Le recourant conclut, préalablement, à la suspension du traitement du recours jusqu’à droit jugé dans la P/1______/2024, et, principalement, à l’admission du recours, à l’annulation de la décision susmentionnée et au refus de la libération conditionnelle de A______.
B. Les faits pertinents suivants ressortent du dossier :
a. Par jugement du 12 février 2025 dans la cause P/1______/2024, le Tribunal correctionnel a, après avoir révoqué le sursis partiel octroyé le 8 février 2022 [procédure P/2______/2019], condamné A______ à une peine privative de liberté d’ensemble de 3 ans et 6 mois, sous déduction de 308 jours de détention avant jugement, et à une amende, pour infraction grave à la LStup, contravention à la LStup, délit à la LArm, violence ou menace contre les autorités et les fonctionnaires, dommage à la propriété d’importance mineure et infraction grave à la LCR.
b. Par injonction d’exécuter, du 3 juillet 2025, le Ministère public a enjoint au Service de réinsertion et du suivi pénal (ci-après : SRSP) d’ordonner l’exécution de la peine de A______, soit 3 ans et 6 mois, dont à déduire 308 jours de détention avant jugement.

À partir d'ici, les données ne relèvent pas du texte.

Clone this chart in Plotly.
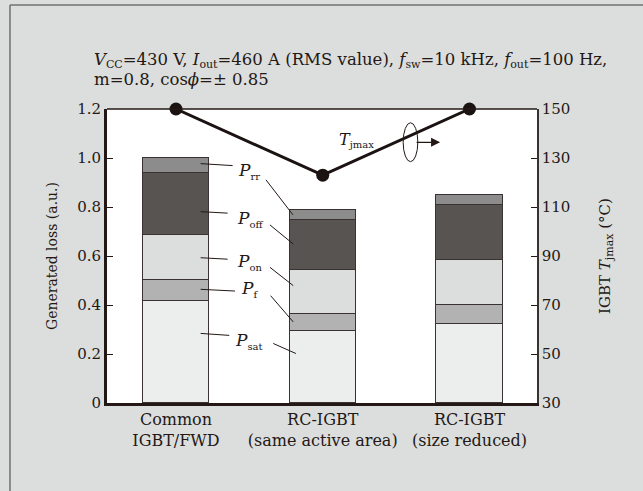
import plotly.graph_objects as go

# ---- data ----
categories = ["Common<br>IGBT/FWD", "RC-IGBT<br>(same active area)", "RC-IGBT<br>(size reduced)"]
p_sat = [0.417, 0.293, 0.323]
p_f = [0.085, 0.070, 0.075]
p_on = [0.183, 0.180, 0.185]
p_off = [0.254, 0.203, 0.225]
p_rr = [0.061, 0.041, 0.042]
tj_max = [150, 123, 150]
loss_ticks = [0, 0.2, 0.4, 0.6, 0.8, 1.0, 1.2]
loss_tick_labels = ["0", "0.2", "0.4", "0.6", "0.8", "1.0", "1.2"]
tj_ticks = [30, 50, 70, 90, 110, 130, 150]

FONT = "'DejaVu Serif', 'Liberation Serif', serif"
INK = "#231815"
x_pos = list(range(len(categories)))


def sub(s, size):
    return "<sub><span style='font-size:%dpx'>%s</span></sub>" % (size, s)


series = [
    ("P_sat", p_sat, "#eceeed"),
    ("P_f", p_f, "#b2b2b2"),
    ("P_on", p_on, "#dcdddd"),
    ("P_off", p_off, "#575452"),
    ("P_rr", p_rr, "#8c8c8c"),
]

fig = go.Figure()
for name, vals, col in series:
    fig.add_trace(go.Bar(
        x=x_pos, y=vals, name=name, width=0.45,
        marker=dict(color=col, line=dict(color="#3a3131", width=1.5)),
        yaxis="y", showlegend=False,
    ))

fig.add_trace(go.Scatter(
    x=x_pos, y=tj_max, yaxis="y2", mode="lines+markers",
    line=dict(color="#1a1311", width=3),
    marker=dict(color="#1a1311", size=13),
    cliponaxis=False, showlegend=False,
))

# ---- label annotations with leader lines (layout positions) ----
labels = [
    ("<i>P</i>" + sub("rr", 10), (0.50, 0.945), (0.168, 0.977, 0.386, 0.969), (0.613, 0.911, 0.797, 0.768)),
    ("<i>P</i>" + sub("off", 10), (0.505, 0.752), (0.168, 0.781, 0.352, 0.775), (0.640, 0.727, 0.799, 0.649)),
    ("<i>P</i>" + sub("on", 10), (0.50, 0.577), (0.168, 0.593, 0.352, 0.587), (0.640, 0.554, 0.799, 0.479)),
    ("<i>P</i>" + sub("f", 10), (0.50, 0.465), (0.168, 0.464, 0.402, 0.457), (0.645, 0.438, 0.799, 0.331)),
    ("<i>P</i>" + sub("sat", 10), (0.50, 0.254), (0.168, 0.284, 0.363, 0.276), (0.663, 0.243, 0.817, 0.202)),
]
shapes = []
annotations = []
for txt, (tx, ty), left, right in labels:
    annotations.append(dict(x=tx, y=ty, xref="x", yref="y", text=txt, showarrow=False,
                            font=dict(family=FONT, size=17, color=INK)))
    for seg in (left, right):
        shapes.append(dict(type="line", xref="x", yref="y", x0=seg[0], y0=seg[1], x1=seg[2], y1=seg[3],
                           line=dict(color=INK, width=1)))

# T_jmax label and curved arrow symbol
annotations.append(dict(x=1.233, y=1.075, xref="x", yref="y", text="<i>T</i>" + sub("jmax", 10),
                        showarrow=False, font=dict(family=FONT, size=16, color=INK)))
shapes.append(dict(type="circle", xref="x", yref="y", x0=1.548, x1=1.648, y0=0.985, y1=1.144,
                   line=dict(color=INK, width=1)))
annotations.append(dict(x=1.80, y=1.064, xref="x", yref="y", ax=-25, ay=0, text="",
                        showarrow=True, arrowhead=2, arrowsize=1.4, arrowwidth=1.3, arrowcolor=INK))

# top frame line of plot area
shapes.append(dict(type="line", xref="paper", yref="paper", x0=0, x1=1, y0=1, y1=1,
                   line=dict(color=INK, width=1.5)))
# outer panel border (top and left)
shapes.append(dict(type="line", xref="paper", yref="paper", x0=-0.2256, x1=1.3, y0=1.3537, y1=1.3537,
                   line=dict(color="#707070", width=1.5)))
shapes.append(dict(type="line", xref="paper", yref="paper", x0=-0.2256, x1=-0.2256, y0=-0.5, y1=1.3537,
                   line=dict(color="#707070", width=1.5)))

# conditions text
annotations.append(dict(x=-0.035, y=1.165, xref="paper", yref="paper", xanchor="left", yanchor="middle",
                        showarrow=False, font=dict(family=FONT, size=16.5, color=INK),
                        text="<i>V</i>" + sub("CC", 11) + "=430 V, <i>I</i>" + sub("out", 11)
                             + "=460 A (RMS value), <i>f</i>" + sub("sw", 11) + "=10 kHz, <i>f</i>"
                             + sub("out", 11) + "=100 Hz,"))
annotations.append(dict(x=-0.035, y=1.102, xref="paper", yref="paper", xanchor="left", yanchor="middle",
                        showarrow=False, font=dict(family=FONT, size=16.5, color=INK),
                        text="m=0.8, cos<i>ϕ</i>=± 0.85"))

fig.update_layout(
    width=643, height=491,
    margin=dict(l=107, r=106, t=109, b=88),
    paper_bgcolor="#dcdedd", plot_bgcolor="#ffffff",
    barmode="stack", bargap=0,
    font=dict(family=FONT, color=INK, size=15),
    xaxis=dict(range=[-0.47, 2.46], tickvals=x_pos, ticktext=categories, showgrid=False,
               zeroline=False, showline=True, linecolor=INK, linewidth=3, ticks="",
               tickfont=dict(family=FONT, size=16, color=INK)),
    yaxis=dict(range=[0, 1.2], tickvals=loss_ticks, ticktext=loss_tick_labels, showgrid=False,
               zeroline=False, showline=True, linecolor=INK, linewidth=3,
               ticks="inside", ticklen=6, tickwidth=1, tickcolor=INK,
               tickfont=dict(family=FONT, size=15, color=INK),
               title=dict(text="Generated loss (a.u.)", font=dict(family=FONT, size=14, color=INK),
                          standoff=17)),
    yaxis2=dict(range=[30, 150], tickvals=tj_ticks, overlaying="y", side="right", showgrid=False,
                zeroline=False, showline=True, linecolor="#3a3131", linewidth=1.5,
                ticks="inside", ticklen=6, tickwidth=1, tickcolor=INK,
                tickfont=dict(family=FONT, size=15, color=INK),
                title=dict(text="IGBT <i>T</i>" + sub("jmax", 11) + " (°C)",
                           font=dict(family=FONT, size=15, color=INK), standoff=30)),
    shapes=shapes, annotations=annotations,
)

fig.write_html("out.html")
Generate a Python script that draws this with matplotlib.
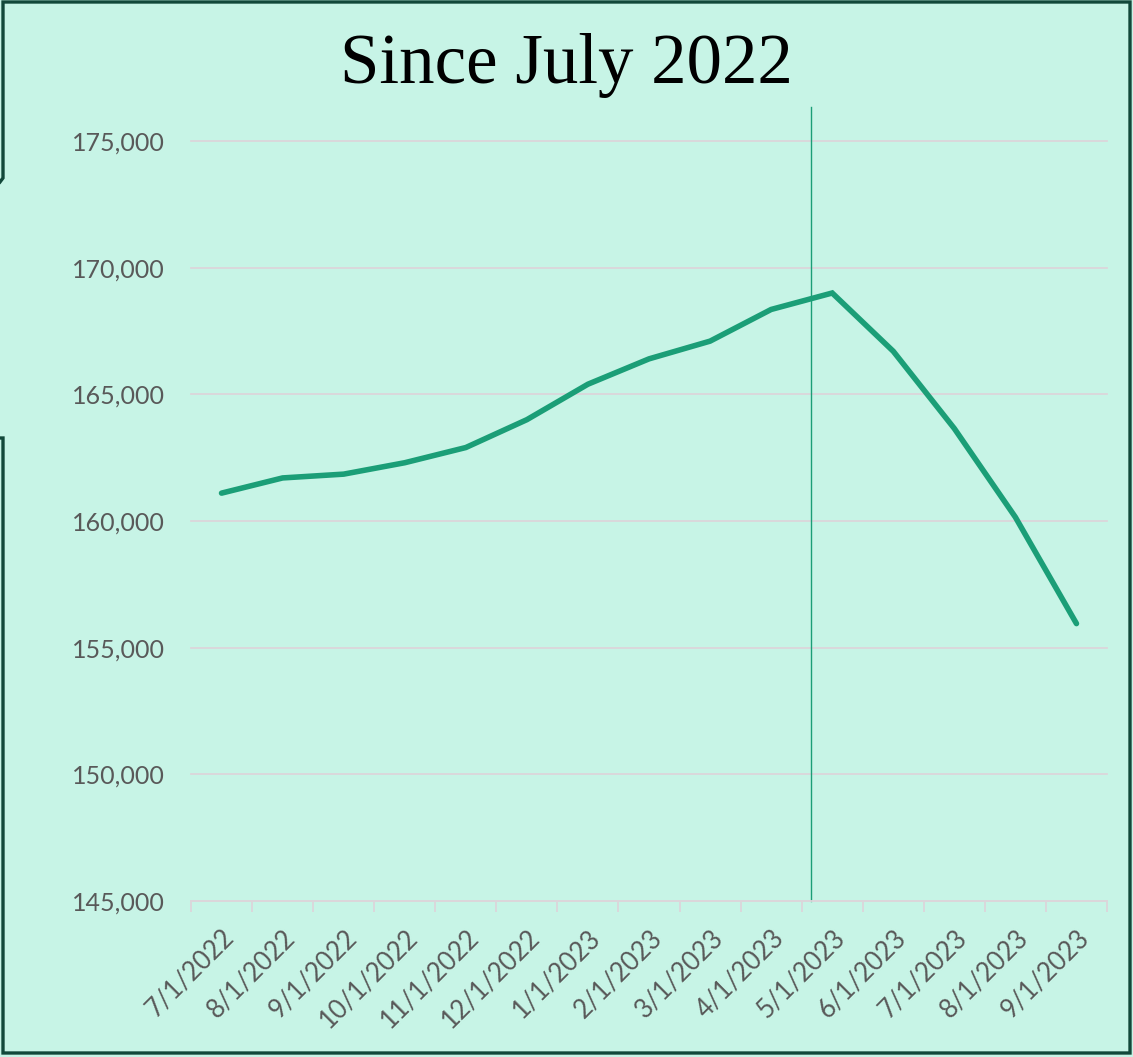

c. Une nouvelle injonction d’exécuter, du 4 juillet 2025, émanant du service des huissiers du Ministère public et portant la mention "ANNULE ET REMPLACE L’INJONCTION D’EXECUTER DU 3 juillet 2025", a retenu une peine privative de liberté de 3 ans et 6 mois, dont à déduire "830" jours de détention avant jugement.
d. À une date que la base de données informatiques interne au Pouvoir judiciaire situe au 9 juillet 2025, le Tribunal correctionnel a rendu un jugement de rectification d’une erreur matérielle (ci-après : jugement rectificatif), portant la date du "12 février 2025 ", par lequel le dispositif du jugement rendu le 12 février 2025 a été modifié en ce sens : "condamne A______ à une peine privative de liberté d’ensemble de 3 ans et 6 mois, sous déduction de 308 830 jours de détention avant jugement (art. 40 CP). (Rectification d’erreur matérielle : art. 83 CPP) ".
e. Toujours selon la base de données informatiques interne au Pouvoir judiciaire, ce jugement rectificatif a été notifié par pli recommandé à A______ le 11 juillet 2025 et aurait été envoyé par courrier électronique le 9 juillet 2025 au Ministère public, qui le conteste.
f. Le 18 juillet 2025, A______ a requis sa libération conditionnelle.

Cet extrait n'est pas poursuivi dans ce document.